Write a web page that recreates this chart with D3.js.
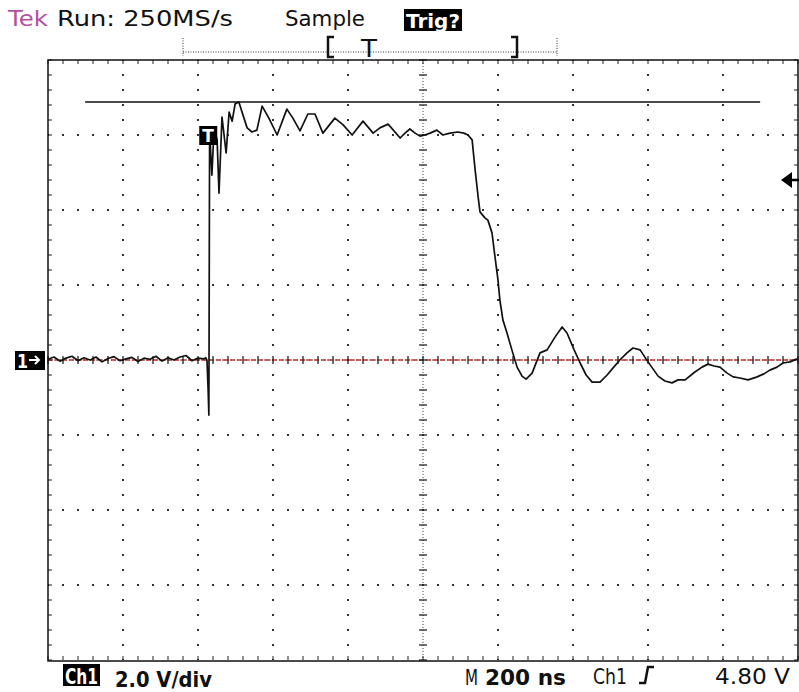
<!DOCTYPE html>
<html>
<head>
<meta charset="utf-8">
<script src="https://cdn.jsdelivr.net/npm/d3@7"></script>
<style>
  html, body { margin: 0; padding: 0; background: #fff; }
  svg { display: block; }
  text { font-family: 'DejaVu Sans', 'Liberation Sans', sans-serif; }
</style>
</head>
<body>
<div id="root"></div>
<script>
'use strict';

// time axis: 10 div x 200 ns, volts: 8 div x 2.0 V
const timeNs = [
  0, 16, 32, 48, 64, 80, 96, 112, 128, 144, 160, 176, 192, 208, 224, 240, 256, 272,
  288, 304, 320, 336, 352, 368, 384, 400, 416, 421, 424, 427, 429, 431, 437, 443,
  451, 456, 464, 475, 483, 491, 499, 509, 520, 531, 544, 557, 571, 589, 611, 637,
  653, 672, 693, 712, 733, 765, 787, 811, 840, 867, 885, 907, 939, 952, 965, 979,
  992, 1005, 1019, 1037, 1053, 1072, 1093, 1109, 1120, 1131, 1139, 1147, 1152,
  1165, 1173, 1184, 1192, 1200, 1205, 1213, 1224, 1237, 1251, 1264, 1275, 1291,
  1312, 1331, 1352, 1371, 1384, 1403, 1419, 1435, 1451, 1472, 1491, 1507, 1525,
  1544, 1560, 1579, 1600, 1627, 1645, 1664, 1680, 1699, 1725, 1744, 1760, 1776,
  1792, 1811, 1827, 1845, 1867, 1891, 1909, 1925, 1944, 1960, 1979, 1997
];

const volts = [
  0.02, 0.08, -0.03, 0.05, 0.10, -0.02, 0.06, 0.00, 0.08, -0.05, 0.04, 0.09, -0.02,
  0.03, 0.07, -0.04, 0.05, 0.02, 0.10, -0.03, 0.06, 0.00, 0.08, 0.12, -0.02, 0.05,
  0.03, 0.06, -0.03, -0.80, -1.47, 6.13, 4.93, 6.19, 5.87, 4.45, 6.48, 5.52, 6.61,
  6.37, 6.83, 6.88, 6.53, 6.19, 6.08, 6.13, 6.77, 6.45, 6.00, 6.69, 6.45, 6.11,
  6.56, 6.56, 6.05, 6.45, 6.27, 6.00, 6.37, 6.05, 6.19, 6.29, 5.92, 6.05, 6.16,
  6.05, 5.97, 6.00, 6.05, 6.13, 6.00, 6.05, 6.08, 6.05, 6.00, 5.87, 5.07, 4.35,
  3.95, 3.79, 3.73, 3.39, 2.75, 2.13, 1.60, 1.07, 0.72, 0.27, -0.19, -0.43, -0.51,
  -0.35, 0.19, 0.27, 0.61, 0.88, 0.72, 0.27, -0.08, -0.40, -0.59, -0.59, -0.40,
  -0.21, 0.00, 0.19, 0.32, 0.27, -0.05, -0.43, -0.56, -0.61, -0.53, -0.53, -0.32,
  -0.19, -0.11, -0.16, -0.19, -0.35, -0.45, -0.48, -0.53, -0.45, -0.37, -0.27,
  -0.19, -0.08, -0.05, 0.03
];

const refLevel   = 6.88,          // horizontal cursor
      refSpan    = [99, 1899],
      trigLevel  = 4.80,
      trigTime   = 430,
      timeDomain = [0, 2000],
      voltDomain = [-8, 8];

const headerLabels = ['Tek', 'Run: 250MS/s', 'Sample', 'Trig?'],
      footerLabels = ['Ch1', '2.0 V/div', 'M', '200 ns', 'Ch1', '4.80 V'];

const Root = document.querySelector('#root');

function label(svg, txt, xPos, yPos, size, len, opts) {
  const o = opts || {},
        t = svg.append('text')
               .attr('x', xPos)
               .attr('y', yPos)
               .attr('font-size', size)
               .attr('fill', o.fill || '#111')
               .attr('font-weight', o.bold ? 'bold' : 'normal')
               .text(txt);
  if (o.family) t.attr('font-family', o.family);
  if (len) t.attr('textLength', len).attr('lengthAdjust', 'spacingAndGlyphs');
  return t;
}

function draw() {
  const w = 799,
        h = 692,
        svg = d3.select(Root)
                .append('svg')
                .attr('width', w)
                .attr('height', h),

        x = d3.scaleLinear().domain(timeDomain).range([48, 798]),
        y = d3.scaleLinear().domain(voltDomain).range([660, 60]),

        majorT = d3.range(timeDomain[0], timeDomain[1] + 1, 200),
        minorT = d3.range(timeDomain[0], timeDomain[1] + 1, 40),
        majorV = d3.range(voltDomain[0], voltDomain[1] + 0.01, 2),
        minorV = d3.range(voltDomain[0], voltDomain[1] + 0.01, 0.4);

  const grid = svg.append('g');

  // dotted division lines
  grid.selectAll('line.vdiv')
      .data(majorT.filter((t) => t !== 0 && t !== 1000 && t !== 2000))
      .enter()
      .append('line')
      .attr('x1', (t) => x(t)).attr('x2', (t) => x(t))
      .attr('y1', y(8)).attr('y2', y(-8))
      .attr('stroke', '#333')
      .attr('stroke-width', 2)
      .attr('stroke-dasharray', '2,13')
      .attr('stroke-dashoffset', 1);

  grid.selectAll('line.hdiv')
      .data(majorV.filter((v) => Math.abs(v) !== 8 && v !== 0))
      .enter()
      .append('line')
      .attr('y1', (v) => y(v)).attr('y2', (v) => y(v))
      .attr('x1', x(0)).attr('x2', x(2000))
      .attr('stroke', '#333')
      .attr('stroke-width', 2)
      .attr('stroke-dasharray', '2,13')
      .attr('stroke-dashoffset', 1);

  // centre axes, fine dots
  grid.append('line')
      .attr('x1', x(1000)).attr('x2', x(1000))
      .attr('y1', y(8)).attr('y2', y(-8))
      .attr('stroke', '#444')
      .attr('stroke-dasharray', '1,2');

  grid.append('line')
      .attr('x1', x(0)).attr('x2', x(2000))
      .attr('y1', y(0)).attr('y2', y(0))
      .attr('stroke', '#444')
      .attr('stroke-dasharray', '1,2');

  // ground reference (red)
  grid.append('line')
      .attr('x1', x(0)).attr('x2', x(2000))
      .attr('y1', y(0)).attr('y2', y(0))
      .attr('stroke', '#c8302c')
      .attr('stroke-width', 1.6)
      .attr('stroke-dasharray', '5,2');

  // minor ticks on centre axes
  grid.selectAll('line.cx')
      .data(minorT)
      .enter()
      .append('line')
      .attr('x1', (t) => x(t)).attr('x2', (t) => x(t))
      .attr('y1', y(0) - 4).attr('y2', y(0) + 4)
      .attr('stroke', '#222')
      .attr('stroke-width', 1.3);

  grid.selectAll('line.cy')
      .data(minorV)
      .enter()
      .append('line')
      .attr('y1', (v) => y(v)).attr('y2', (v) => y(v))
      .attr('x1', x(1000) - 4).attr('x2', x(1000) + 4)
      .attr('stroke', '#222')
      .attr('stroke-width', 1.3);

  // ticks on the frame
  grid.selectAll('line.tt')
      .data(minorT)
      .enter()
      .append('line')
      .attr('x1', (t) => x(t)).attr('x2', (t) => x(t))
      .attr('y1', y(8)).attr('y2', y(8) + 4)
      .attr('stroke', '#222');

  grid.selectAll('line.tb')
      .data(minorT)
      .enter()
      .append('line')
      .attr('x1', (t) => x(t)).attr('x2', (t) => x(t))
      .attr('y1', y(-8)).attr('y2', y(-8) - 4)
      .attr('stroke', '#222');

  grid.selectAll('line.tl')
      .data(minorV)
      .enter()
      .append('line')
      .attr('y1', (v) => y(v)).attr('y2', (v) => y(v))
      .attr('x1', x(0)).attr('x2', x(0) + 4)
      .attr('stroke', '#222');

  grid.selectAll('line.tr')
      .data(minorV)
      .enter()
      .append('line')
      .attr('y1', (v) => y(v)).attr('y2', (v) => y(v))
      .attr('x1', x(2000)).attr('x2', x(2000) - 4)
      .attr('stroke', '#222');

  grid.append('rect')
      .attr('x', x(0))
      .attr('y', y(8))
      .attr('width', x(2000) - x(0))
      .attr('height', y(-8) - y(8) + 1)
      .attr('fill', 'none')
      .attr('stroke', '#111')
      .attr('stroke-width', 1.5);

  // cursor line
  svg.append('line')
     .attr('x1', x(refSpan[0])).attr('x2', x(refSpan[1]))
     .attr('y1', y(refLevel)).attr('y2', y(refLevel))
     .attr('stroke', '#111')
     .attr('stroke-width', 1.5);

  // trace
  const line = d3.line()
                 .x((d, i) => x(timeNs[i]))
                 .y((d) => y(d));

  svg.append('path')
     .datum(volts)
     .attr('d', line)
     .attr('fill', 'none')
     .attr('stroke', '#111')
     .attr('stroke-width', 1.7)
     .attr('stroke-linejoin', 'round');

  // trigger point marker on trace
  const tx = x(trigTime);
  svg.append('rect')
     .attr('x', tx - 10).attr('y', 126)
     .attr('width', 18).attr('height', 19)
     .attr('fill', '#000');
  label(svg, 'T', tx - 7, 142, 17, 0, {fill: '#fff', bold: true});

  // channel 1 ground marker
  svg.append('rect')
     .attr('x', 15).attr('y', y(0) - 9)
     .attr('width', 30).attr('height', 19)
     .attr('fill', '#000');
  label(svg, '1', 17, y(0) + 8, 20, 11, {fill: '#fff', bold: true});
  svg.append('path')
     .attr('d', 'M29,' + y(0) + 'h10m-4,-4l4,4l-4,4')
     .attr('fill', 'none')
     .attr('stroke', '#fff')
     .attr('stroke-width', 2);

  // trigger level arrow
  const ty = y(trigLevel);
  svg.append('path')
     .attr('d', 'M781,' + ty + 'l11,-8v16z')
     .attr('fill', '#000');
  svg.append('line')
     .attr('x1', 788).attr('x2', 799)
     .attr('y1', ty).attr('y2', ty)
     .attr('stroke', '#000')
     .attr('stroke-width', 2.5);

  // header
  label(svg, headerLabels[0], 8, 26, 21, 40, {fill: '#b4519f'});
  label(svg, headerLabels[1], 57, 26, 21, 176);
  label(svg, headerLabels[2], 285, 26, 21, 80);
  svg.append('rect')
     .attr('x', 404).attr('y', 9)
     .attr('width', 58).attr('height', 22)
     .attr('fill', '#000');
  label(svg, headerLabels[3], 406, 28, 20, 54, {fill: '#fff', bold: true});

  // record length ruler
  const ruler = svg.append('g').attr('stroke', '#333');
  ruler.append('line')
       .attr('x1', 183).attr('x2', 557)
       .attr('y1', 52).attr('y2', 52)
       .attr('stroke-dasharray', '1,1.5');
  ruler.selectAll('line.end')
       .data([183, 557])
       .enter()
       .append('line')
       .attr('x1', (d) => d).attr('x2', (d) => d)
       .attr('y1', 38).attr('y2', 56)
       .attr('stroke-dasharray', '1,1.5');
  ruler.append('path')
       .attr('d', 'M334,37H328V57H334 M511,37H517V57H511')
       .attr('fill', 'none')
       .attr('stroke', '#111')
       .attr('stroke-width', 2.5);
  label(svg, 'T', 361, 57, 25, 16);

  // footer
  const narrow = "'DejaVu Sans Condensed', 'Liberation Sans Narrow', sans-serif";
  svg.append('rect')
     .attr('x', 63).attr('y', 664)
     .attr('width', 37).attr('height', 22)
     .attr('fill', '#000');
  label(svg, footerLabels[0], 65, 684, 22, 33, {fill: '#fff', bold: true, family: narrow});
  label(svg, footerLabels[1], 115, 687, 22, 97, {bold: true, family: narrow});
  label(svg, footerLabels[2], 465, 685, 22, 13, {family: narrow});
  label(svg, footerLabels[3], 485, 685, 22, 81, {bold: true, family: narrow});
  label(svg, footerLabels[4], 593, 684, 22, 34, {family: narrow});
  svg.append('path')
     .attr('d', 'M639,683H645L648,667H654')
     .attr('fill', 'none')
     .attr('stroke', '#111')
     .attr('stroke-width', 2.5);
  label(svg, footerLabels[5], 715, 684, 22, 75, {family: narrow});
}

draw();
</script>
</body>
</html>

Instructions for the task: Write out each line of the listing above, exactly, from its first line to the line holding "voltDomain = [-8, 8];", inclusive. Skip the pictures.

Exercise answer:
Write a web page that recreates this chart with D3.js.
<!DOCTYPE html>
<html>
<head>
<meta charset="utf-8">
<script src="https://cdn.jsdelivr.net/npm/d3@7"></script>
<style>
  html, body { margin: 0; padding: 0; background: #fff; }
  svg { display: block; }
  text { font-family: 'DejaVu Sans', 'Liberation Sans', sans-serif; }
</style>
</head>
<body>
<div id="root"></div>
<script>
'use strict';

// time axis: 10 div x 200 ns, volts: 8 div x 2.0 V
const timeNs = [
  0, 16, 32, 48, 64, 80, 96, 112, 128, 144, 160, 176, 192, 208, 224, 240, 256, 272,
  288, 304, 320, 336, 352, 368, 384, 400, 416, 421, 424, 427, 429, 431, 437, 443,
  451, 456, 464, 475, 483, 491, 499, 509, 520, 531, 544, 557, 571, 589, 611, 637,
  653, 672, 693, 712, 733, 765, 787, 811, 840, 867, 885, 907, 939, 952, 965, 979,
  992, 1005, 1019, 1037, 1053, 1072, 1093, 1109, 1120, 1131, 1139, 1147, 1152,
  1165, 1173, 1184, 1192, 1200, 1205, 1213, 1224, 1237, 1251, 1264, 1275, 1291,
  1312, 1331, 1352, 1371, 1384, 1403, 1419, 1435, 1451, 1472, 1491, 1507, 1525,
  1544, 1560, 1579, 1600, 1627, 1645, 1664, 1680, 1699, 1725, 1744, 1760, 1776,
  1792, 1811, 1827, 1845, 1867, 1891, 1909, 1925, 1944, 1960, 1979, 1997
];

const volts = [
  0.02, 0.08, -0.03, 0.05, 0.10, -0.02, 0.06, 0.00, 0.08, -0.05, 0.04, 0.09, -0.02,
  0.03, 0.07, -0.04, 0.05, 0.02, 0.10, -0.03, 0.06, 0.00, 0.08, 0.12, -0.02, 0.05,
  0.03, 0.06, -0.03, -0.80, -1.47, 6.13, 4.93, 6.19, 5.87, 4.45, 6.48, 5.52, 6.61,
  6.37, 6.83, 6.88, 6.53, 6.19, 6.08, 6.13, 6.77, 6.45, 6.00, 6.69, 6.45, 6.11,
  6.56, 6.56, 6.05, 6.45, 6.27, 6.00, 6.37, 6.05, 6.19, 6.29, 5.92, 6.05, 6.16,
  6.05, 5.97, 6.00, 6.05, 6.13, 6.00, 6.05, 6.08, 6.05, 6.00, 5.87, 5.07, 4.35,
  3.95, 3.79, 3.73, 3.39, 2.75, 2.13, 1.60, 1.07, 0.72, 0.27, -0.19, -0.43, -0.51,
  -0.35, 0.19, 0.27, 0.61, 0.88, 0.72, 0.27, -0.08, -0.40, -0.59, -0.59, -0.40,
  -0.21, 0.00, 0.19, 0.32, 0.27, -0.05, -0.43, -0.56, -0.61, -0.53, -0.53, -0.32,
  -0.19, -0.11, -0.16, -0.19, -0.35, -0.45, -0.48, -0.53, -0.45, -0.37, -0.27,
  -0.19, -0.08, -0.05, 0.03
];

const refLevel   = 6.88,          // horizontal cursor
      refSpan    = [99, 1899],
      trigLevel  = 4.80,
      trigTime   = 430,
      timeDomain = [0, 2000],
      voltDomain = [-8, 8];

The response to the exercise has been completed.